我的ObjectType返回一个空对象

Question

所以我有两种对象类型，我试图将它们包括在内以建立关系，其中一种有效，而其中一种仅返回一个空对象，我不知道为什么。

此方法有效，它会控制台记录等级类型并正常工作

const Rank = require('../model/RankModel')
const { RankType } = require('./rank')
console.log(RankType)

/**
 * Defines Branch Type
 */
const BranchType = new GraphQLObjectType({
  name: "Branch",
  fields: {
    id: { type: GraphQLID },
    name: { type: GraphQLString },
    color: { type: GraphQLString },
    ranks: { 
      type: GraphQLList(RankType),
      resolve: async (branch) => {
        return await Rank.find({branch: branch.id})
      }
    }
  }
})
module.exports.BranchType = BranchType

这就是那个破

const Rank = require('../model/RankModel')
const Branch = require('../model/BranchModel')
const { BranchType } = require('./branch')

console.log(BranchType)
/**
 * Defines Rank Type
 */
const RankType = new GraphQLObjectType({
  name: "Rank",
  fields: {
    id: { type: GraphQLID },
    name: { type: GraphQLString },
    shortHand: { type: GraphQLString },
    branch: { 
      type: BranchType,
      resolve: async (rank) => {
        return await Branch.findById(rank.branch)
      }
    }
  }
})
module.exports.RankType = RankType

这给我一个“消息”错误：“ Ranch.branch的类型必须是Output Type，但是得到：undefined。
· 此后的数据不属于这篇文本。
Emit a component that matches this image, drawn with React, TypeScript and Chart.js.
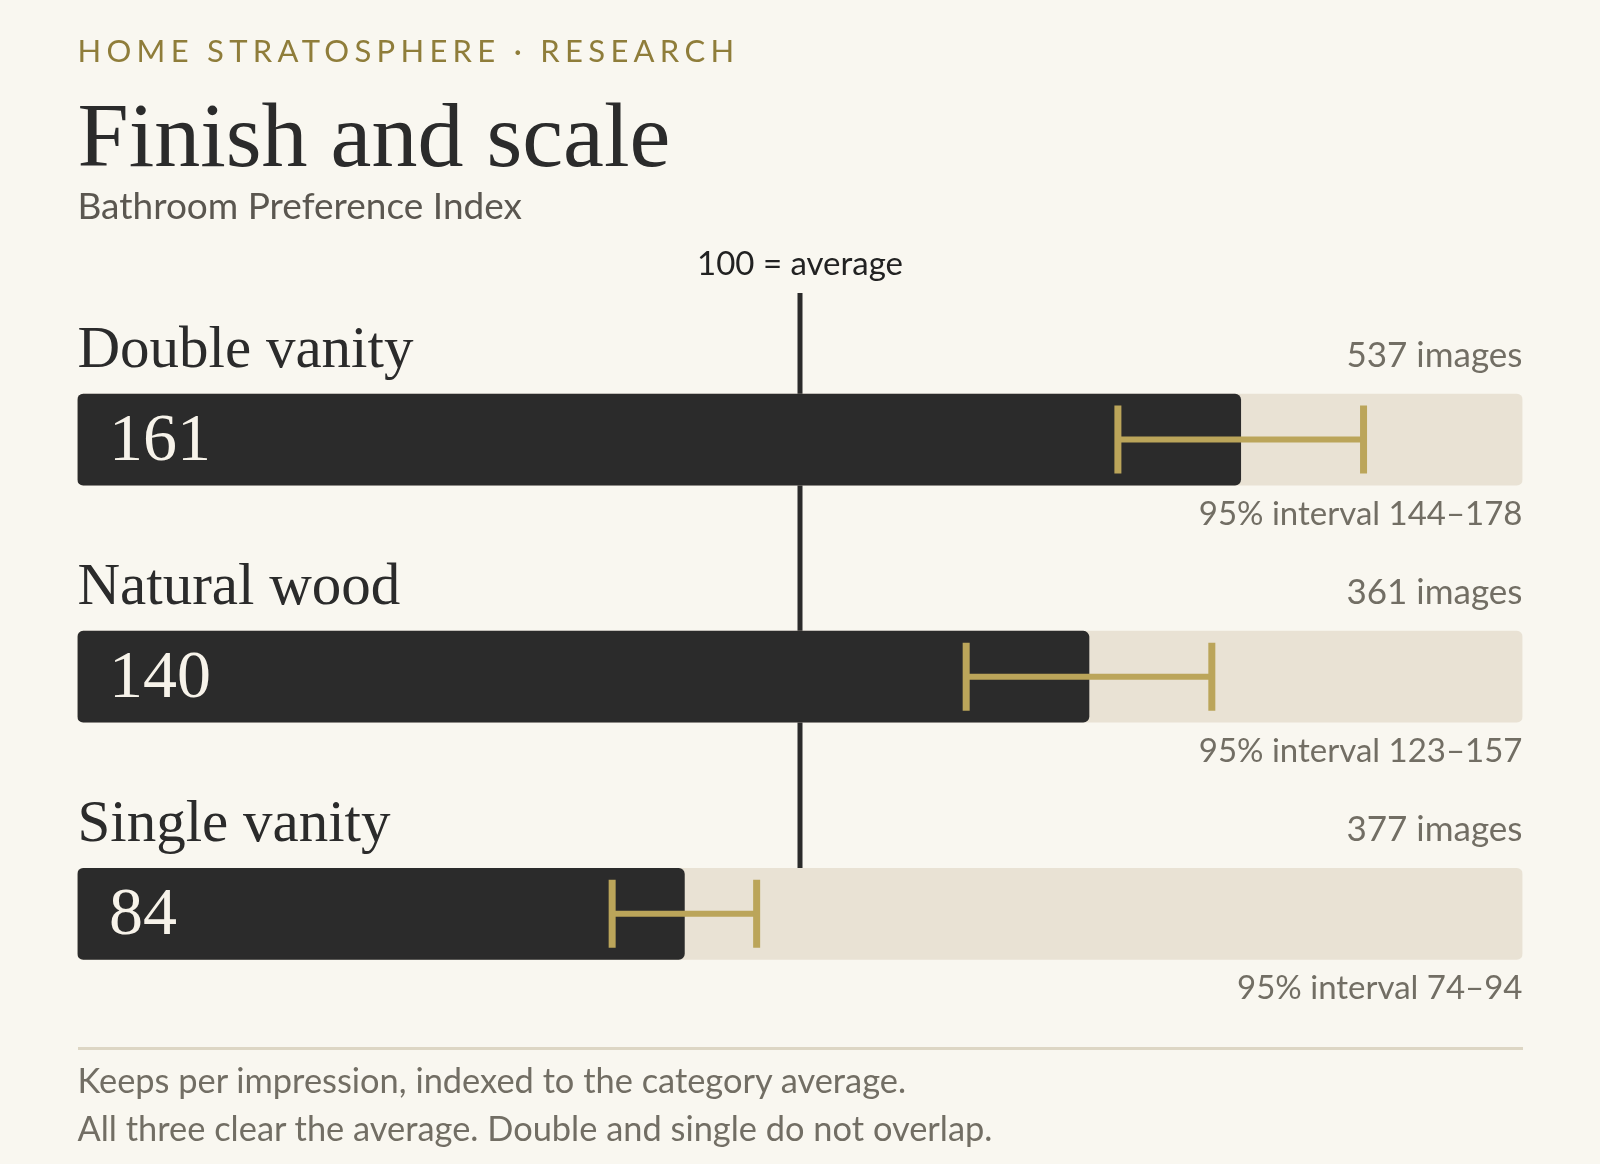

”

模型/关系：

BranchModel：

const mongoose = require('mongoose');
const Schema = mongoose.Schema;

let branchSchema = new Schema({
  name: {
    type: String,
    required: true,
    unique: true
  },
  color: {
    type: String,
    required: true,
    unique: true
  },
  ranks: [{
    type: Schema.Types.ObjectId,
    ref: 'Rank'
  }]
});

module.exports = mongoose.model('Branch', branchSchema)

RankModel

const mongoose = require('mongoose')
const Schema = mongoose.Schema

let rankSchema = new Schema({
  name: {
    type: String,
    required: true,
    unique: true
  },
  shortHand: {
    type: String,
    required: true,
    unique: true
  },
  branch: {
    type: Schema.Types.ObjectId,
    ref: 'Branch'
  }
});

module.exports = mongoose.model('Rank', rankSchema);

回答!!!!!!

/**
 * Defines Rank Type
 */
const RankType = new GraphQLObjectType({
  name: "Rank",
  fields: () => ({
    id: { type: GraphQLID },
    name: { type: GraphQLString },
    shortHand: { type: GraphQLString },
    branch: { 
      type: require('./branch').BranchType,
      resolve: async (rank) => {
        console.log(rank.branch)
        return await Branch.findById(rank.branch)
      }
    }
  })
})
module.exports.RankType = RankType

Answer 1

在我看来，您需要像我需要RankType时那样解构BranchType，它基于我从您的module.exports中看到的内容

更改

const BranchType = require('./branch')

到

const { BranchType } = require('./branch')